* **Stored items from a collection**
----------

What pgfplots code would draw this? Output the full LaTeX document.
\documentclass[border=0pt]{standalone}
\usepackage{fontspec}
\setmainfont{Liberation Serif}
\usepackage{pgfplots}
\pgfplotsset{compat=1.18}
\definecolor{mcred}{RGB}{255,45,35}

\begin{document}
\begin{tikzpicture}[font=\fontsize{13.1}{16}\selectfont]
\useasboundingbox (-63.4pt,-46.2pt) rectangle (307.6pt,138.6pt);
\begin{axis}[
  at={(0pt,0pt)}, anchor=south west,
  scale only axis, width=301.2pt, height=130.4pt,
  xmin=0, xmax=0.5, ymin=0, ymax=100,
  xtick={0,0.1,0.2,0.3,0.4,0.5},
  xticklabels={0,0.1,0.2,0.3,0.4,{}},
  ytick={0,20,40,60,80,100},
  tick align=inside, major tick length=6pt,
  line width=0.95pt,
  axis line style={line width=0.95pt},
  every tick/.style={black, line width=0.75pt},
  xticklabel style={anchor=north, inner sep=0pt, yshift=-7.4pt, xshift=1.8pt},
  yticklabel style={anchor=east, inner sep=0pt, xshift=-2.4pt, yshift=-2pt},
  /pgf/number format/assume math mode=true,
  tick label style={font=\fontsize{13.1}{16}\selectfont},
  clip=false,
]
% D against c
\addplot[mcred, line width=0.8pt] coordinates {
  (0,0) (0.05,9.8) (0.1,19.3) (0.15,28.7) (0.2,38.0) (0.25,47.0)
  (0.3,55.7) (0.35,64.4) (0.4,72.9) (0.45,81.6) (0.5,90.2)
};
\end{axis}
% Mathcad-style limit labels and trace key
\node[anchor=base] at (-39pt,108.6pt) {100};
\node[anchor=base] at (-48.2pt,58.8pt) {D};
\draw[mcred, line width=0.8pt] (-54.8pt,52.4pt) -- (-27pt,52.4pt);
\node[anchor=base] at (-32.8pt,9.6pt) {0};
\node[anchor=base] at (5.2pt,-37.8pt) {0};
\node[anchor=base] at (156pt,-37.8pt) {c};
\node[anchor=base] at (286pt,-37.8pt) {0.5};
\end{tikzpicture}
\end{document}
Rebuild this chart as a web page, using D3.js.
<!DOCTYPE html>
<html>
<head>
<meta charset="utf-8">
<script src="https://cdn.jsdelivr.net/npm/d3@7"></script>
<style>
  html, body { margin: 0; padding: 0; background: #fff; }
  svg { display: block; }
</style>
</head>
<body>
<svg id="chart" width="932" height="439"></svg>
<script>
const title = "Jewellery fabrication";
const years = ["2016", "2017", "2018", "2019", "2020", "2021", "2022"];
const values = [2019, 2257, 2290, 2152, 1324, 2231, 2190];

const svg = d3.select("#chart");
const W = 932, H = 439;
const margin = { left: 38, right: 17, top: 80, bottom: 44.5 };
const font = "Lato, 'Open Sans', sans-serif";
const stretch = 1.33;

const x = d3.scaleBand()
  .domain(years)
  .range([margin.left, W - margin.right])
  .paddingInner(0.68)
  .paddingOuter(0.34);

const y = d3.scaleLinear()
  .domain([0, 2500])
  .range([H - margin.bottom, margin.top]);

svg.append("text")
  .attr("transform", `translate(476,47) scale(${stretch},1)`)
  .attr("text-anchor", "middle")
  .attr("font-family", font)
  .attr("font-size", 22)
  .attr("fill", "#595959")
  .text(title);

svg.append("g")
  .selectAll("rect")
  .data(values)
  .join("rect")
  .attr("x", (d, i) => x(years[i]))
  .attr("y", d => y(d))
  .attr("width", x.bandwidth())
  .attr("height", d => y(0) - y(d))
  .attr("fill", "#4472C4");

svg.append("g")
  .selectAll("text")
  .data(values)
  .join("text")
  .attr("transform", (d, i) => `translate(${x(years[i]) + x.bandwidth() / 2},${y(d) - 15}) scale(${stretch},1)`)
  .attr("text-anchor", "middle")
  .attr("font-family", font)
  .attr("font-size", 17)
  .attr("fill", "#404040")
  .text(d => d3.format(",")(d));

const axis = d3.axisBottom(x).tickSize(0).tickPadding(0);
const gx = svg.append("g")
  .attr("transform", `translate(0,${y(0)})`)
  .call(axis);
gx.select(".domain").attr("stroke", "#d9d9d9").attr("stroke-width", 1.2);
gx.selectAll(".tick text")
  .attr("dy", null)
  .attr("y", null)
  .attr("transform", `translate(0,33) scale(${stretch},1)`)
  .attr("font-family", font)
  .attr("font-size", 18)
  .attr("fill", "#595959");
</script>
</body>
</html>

----------

Copy all of the material word for word.

* **Exercise response**
What pgfplots code would draw this? Output the full LaTeX document.
\documentclass[border=0pt]{standalone}
\usepackage{fontspec}
\setmainfont{Liberation Serif}
\usepackage{pgfplots}
\pgfplotsset{compat=1.18}
\definecolor{mcred}{RGB}{255,45,35}

\begin{document}
\begin{tikzpicture}[font=\fontsize{13.1}{16}\selectfont]
\useasboundingbox (-63.4pt,-46.2pt) rectangle (307.6pt,138.6pt);
\begin{axis}[
  at={(0pt,0pt)}, anchor=south west,
  scale only axis, width=301.2pt, height=130.4pt,
  xmin=0, xmax=0.5, ymin=0, ymax=100,
  xtick={0,0.1,0.2,0.3,0.4,0.5},
  xticklabels={0,0.1,0.2,0.3,0.4,{}},
  ytick={0,20,40,60,80,100},
  tick align=inside, major tick length=6pt,
  line width=0.95pt,
  axis line style={line width=0.95pt},
  every tick/.style={black, line width=0.75pt},
  xticklabel style={anchor=north, inner sep=0pt, yshift=-7.4pt, xshift=1.8pt},
  yticklabel style={anchor=east, inner sep=0pt, xshift=-2.4pt, yshift=-2pt},
  /pgf/number format/assume math mode=true,
  tick label style={font=\fontsize{13.1}{16}\selectfont},
  clip=false,
]
% D against c
\addplot[mcred, line width=0.8pt] coordinates {
  (0,0) (0.05,9.8) (0.1,19.3) (0.15,28.7) (0.2,38.0) (0.25,47.0)
  (0.3,55.7) (0.35,64.4) (0.4,72.9) (0.45,81.6) (0.5,90.2)
};
\end{axis}
% Mathcad-style limit labels and trace key
\node[anchor=base] at (-39pt,108.6pt) {100};
\node[anchor=base] at (-48.2pt,58.8pt) {D};
\draw[mcred, line width=0.8pt] (-54.8pt,52.4pt) -- (-27pt,52.4pt);
\node[anchor=base] at (-32.8pt,9.6pt) {0};
\node[anchor=base] at (5.2pt,-37.8pt) {0};
\node[anchor=base] at (156pt,-37.8pt) {c};
\node[anchor=base] at (286pt,-37.8pt) {0.5};
\end{tikzpicture}
\end{document}
Rebuild this chart as a web page, using D3.js.
<!DOCTYPE html>
<html>
<head>
<meta charset="utf-8">
<script src="https://cdn.jsdelivr.net/npm/d3@7"></script>
<style>
  html, body { margin: 0; padding: 0; background: #fff; }
  svg { display: block; }
</style>
</head>
<body>
<svg id="chart" width="932" height="439"></svg>
<script>
const title = "Jewellery fabrication";
const years = ["2016", "2017", "2018", "2019", "2020", "2021", "2022"];
const values = [2019, 2257, 2290, 2152, 1324, 2231, 2190];

const svg = d3.select("#chart");
const W = 932, H = 439;
const margin = { left: 38, right: 17, top: 80, bottom: 44.5 };
const font = "Lato, 'Open Sans', sans-serif";
const stretch = 1.33;

const x = d3.scaleBand()
  .domain(years)
  .range([margin.left, W - margin.right])
  .paddingInner(0.68)
  .paddingOuter(0.34);

const y = d3.scaleLinear()
  .domain([0, 2500])
  .range([H - margin.bottom, margin.top]);

svg.append("text")
  .attr("transform", `translate(476,47) scale(${stretch},1)`)
  .attr("text-anchor", "middle")
  .attr("font-family", font)
  .attr("font-size", 22)
  .attr("fill", "#595959")
  .text(title);

svg.append("g")
  .selectAll("rect")
  .data(values)
  .join("rect")
  .attr("x", (d, i) => x(years[i]))
  .attr("y", d => y(d))
  .attr("width", x.bandwidth())
  .attr("height", d => y(0) - y(d))
  .attr("fill", "#4472C4");

svg.append("g")
  .selectAll("text")
  .data(values)
  .join("text")
  .attr("transform", (d, i) => `translate(${x(years[i]) + x.bandwidth() / 2},${y(d) - 15}) scale(${stretch},1)`)
  .attr("text-anchor", "middle")
  .attr("font-family", font)
  .attr("font-size", 17)
  .attr("fill", "#404040")
  .text(d => d3.format(",")(d));

const axis = d3.axisBottom(x).tickSize(0).tickPadding(0);
const gx = svg.append("g")
  .attr("transform", `translate(0,${y(0)})`)
  .call(axis);
gx.select(".domain").attr("stroke", "#d9d9d9").attr("stroke-width", 1.2);
gx.selectAll(".tick text")
  .attr("dy", null)
  .attr("y", null)
  .attr("transform", `translate(0,33) scale(${stretch},1)`)
  .attr("font-family", font)
  .attr("font-size", 18)
  .attr("fill", "#595959");
</script>
</body>
</html>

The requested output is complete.